"""

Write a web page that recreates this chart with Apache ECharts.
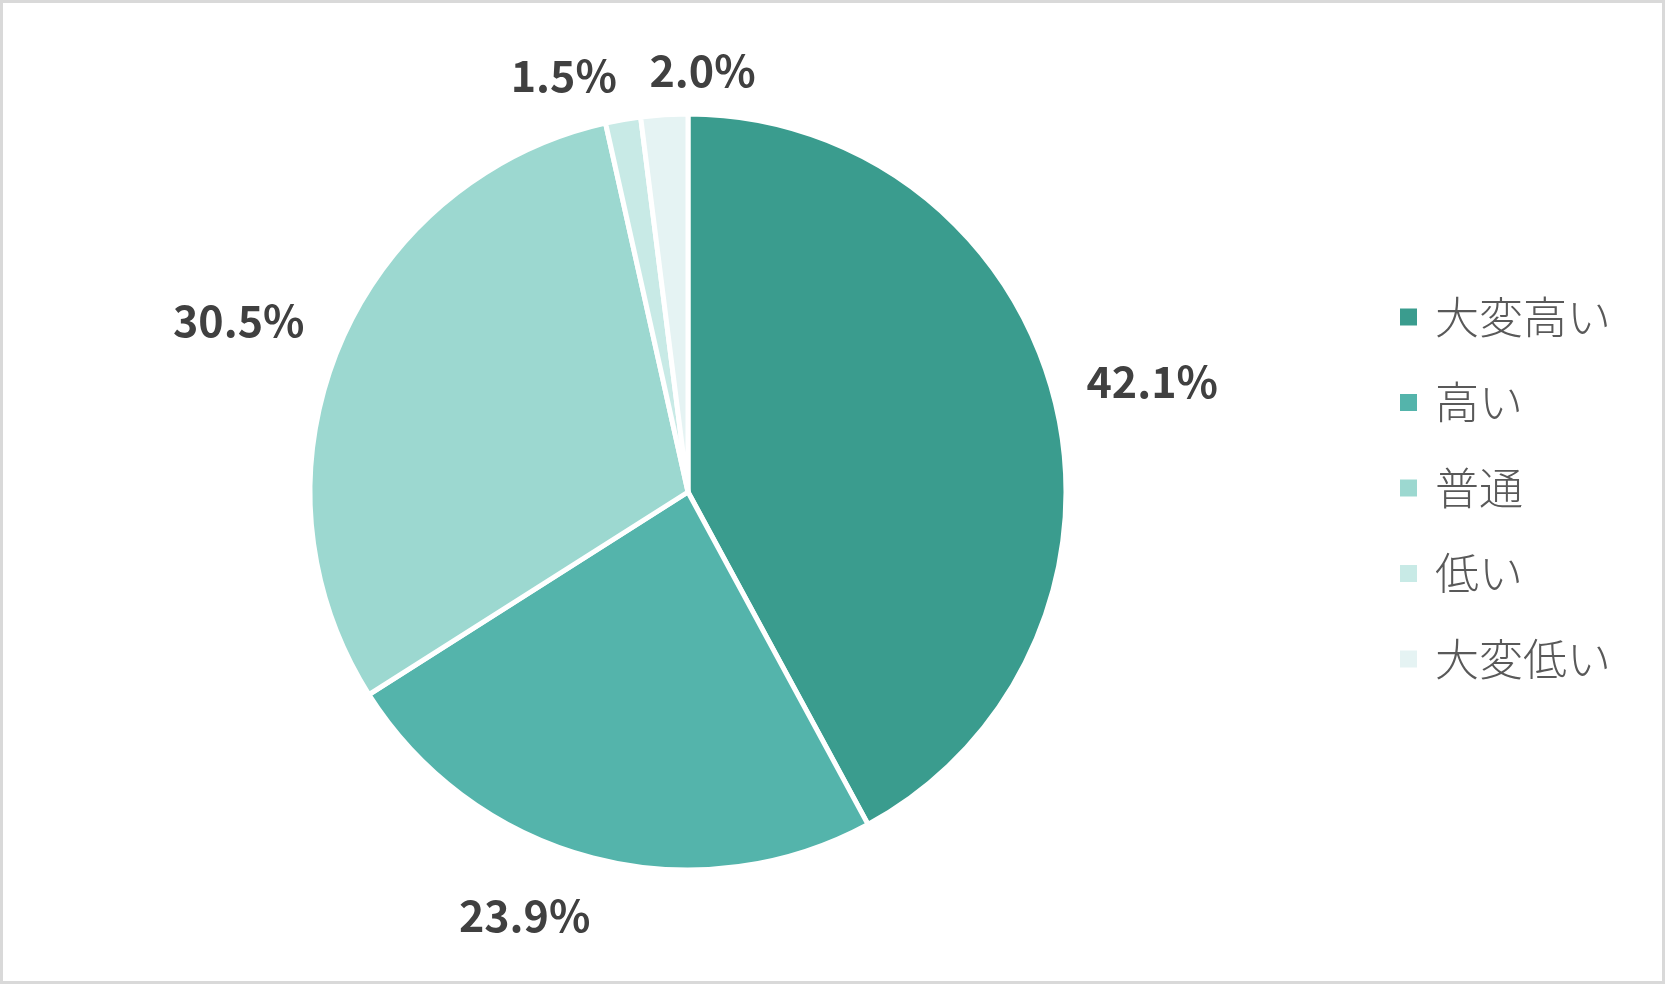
<!DOCTYPE html>
<html>
<head>
<meta charset="utf-8">
<script src="https://cdn.jsdelivr.net/npm/echarts@6/dist/echarts.min.js"></script>
<style>
  html, body { margin: 0; padding: 0; background: #fff; }
  #chart { width: 1665px; height: 984px; box-sizing: border-box; border: 3px solid #d9d9d9; }
</style>
</head>
<body>
<div id="chart"></div>
<script>
const categories = ['大変高い', '高い', '普通', '低い', '大変低い'];
const values = [42.1, 23.9, 30.5, 1.5, 2.0];
const colors = ['#3A9C8E', '#54B4AB', '#9CD8D0', '#C8EAE6', '#E5F3F3'];
// small label nudges (px) to mimic the reference's label placement
const labelNudge = [[-3, 8], [-50, -12], [-4, 13], [-48, 20], [42, 16]];

const chart = echarts.init(document.getElementById('chart'), null, { renderer: 'canvas' });

const option = {
  animation: false,
  color: colors,
  legend: {
    orient: 'vertical',
    left: 1390,
    top: 287,
    icon: 'rect',
    itemWidth: 19,
    itemHeight: 19,
    itemGap: 41.5,
    textStyle: {
      fontFamily: '"Noto Sans CJK JP", sans-serif',
      fontSize: 44,
      fontWeight: 300,
      lineHeight: 44,
      color: '#595959',
      padding: [0, 0, 0, 12]
    },
    data: categories
  },
  series: [{
    type: 'pie',
    center: [685, 489],
    radius: 378,
    startAngle: 90,
    clockwise: true,
    avoidLabelOverlap: false,
    itemStyle: { borderColor: '#ffffff', borderWidth: 5 },
    label: {
      show: true,
      position: 'outside',
      formatter: p => p.value.toFixed(1) + '%',
      fontFamily: '"Noto Sans CJK JP", sans-serif',
      fontWeight: 'bold',
      fontSize: 43,
      color: '#404040'
    },
    labelLine: { show: true, length: 35, length2: 0, lineStyle: { width: 0, opacity: 0 } },
    labelLayout: function (params) {
      const pts = params.labelLinePoints;
      if (!pts) return {};
      const p0 = pts[0], p1 = pts[1];
      let ux = p1[0] - p0[0], uy = p1[1] - p0[1];
      const L = Math.sqrt(ux * ux + uy * uy) || 1;
      ux /= L; uy /= L;
      const w = params.labelRect.width, h = params.labelRect.height;
      const off = Math.abs(ux) * w / 2 + Math.abs(uy) * h / 2;
      const n = labelNudge[params.dataIndex] || [0, 0];
      return {
        x: p1[0] + ux * off + n[0],
        y: p1[1] + uy * off + n[1],
        align: 'center',
        verticalAlign: 'middle'
      };
    },
    emphasis: { disabled: true },
    data: categories.map((c, i) => ({ name: c, value: values[i] }))
  }]
};

chart.setOption(option);
</script>
</body>
</html>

"""

What you have to do »
From the data above, write out everything exactly except the pictures.

The completed task »
Write a web page that recreates this chart with Apache ECharts.
<!DOCTYPE html>
<html>
<head>
<meta charset="utf-8">
<script src="https://cdn.jsdelivr.net/npm/echarts@6/dist/echarts.min.js"></script>
<style>
  html, body { margin: 0; padding: 0; background: #fff; }
  #chart { width: 1665px; height: 984px; box-sizing: border-box; border: 3px solid #d9d9d9; }
</style>
</head>
<body>
<div id="chart"></div>
<script>
const categories = ['大変高い', '高い', '普通', '低い', '大変低い'];
const values = [42.1, 23.9, 30.5, 1.5, 2.0];
const colors = ['#3A9C8E', '#54B4AB', '#9CD8D0', '#C8EAE6', '#E5F3F3'];
// small label nudges (px) to mimic the reference's label placement
const labelNudge = [[-3, 8], [-50, -12], [-4, 13], [-48, 20], [42, 16]];

const chart = echarts.init(document.getElementById('chart'), null, { renderer: 'canvas' });

const option = {
  animation: false,
  color: colors,
  legend: {
    orient: 'vertical',
    left: 1390,
    top: 287,
    icon: 'rect',
    itemWidth: 19,
    itemHeight: 19,
    itemGap: 41.5,
    textStyle: {
      fontFamily: '"Noto Sans CJK JP", sans-serif',
      fontSize: 44,
      fontWeight: 300,
      lineHeight: 44,
      color: '#595959',
      padding: [0, 0, 0, 12]
    },
    data: categories
  },
  series: [{
    type: 'pie',
    center: [685, 489],
    radius: 378,
    startAngle: 90,
    clockwise: true,
    avoidLabelOverlap: false,
    itemStyle: { borderColor: '#ffffff', borderWidth: 5 },
    label: {
      show: true,
      position: 'outside',
      formatter: p => p.value.toFixed(1) + '%',
      fontFamily: '"Noto Sans CJK JP", sans-serif',
      fontWeight: 'bold',
      fontSize: 43,
      color: '#404040'
    },
    labelLine: { show: true, length: 35, length2: 0, lineStyle: { width: 0, opacity: 0 } },
    labelLayout: function (params) {
      const pts = params.labelLinePoints;
      if (!pts) return {};
      const p0 = pts[0], p1 = pts[1];
      let ux = p1[0] - p0[0], uy = p1[1] - p0[1];
      const L = Math.sqrt(ux * ux + uy * uy) || 1;
      ux /= L; uy /= L;
      const w = params.labelRect.width, h = params.labelRect.height;
      const off = Math.abs(ux) * w / 2 + Math.abs(uy) * h / 2;
      const n = labelNudge[params.dataIndex] || [0, 0];
      return {
        x: p1[0] + ux * off + n[0],
        y: p1[1] + uy * off + n[1],
        align: 'center',
        verticalAlign: 'middle'
      };
    },
    emphasis: { disabled: true },
    data: categories.map((c, i) => ({ name: c, value: values[i] }))
  }]
};

chart.setOption(option);
</script>
</body>
</html>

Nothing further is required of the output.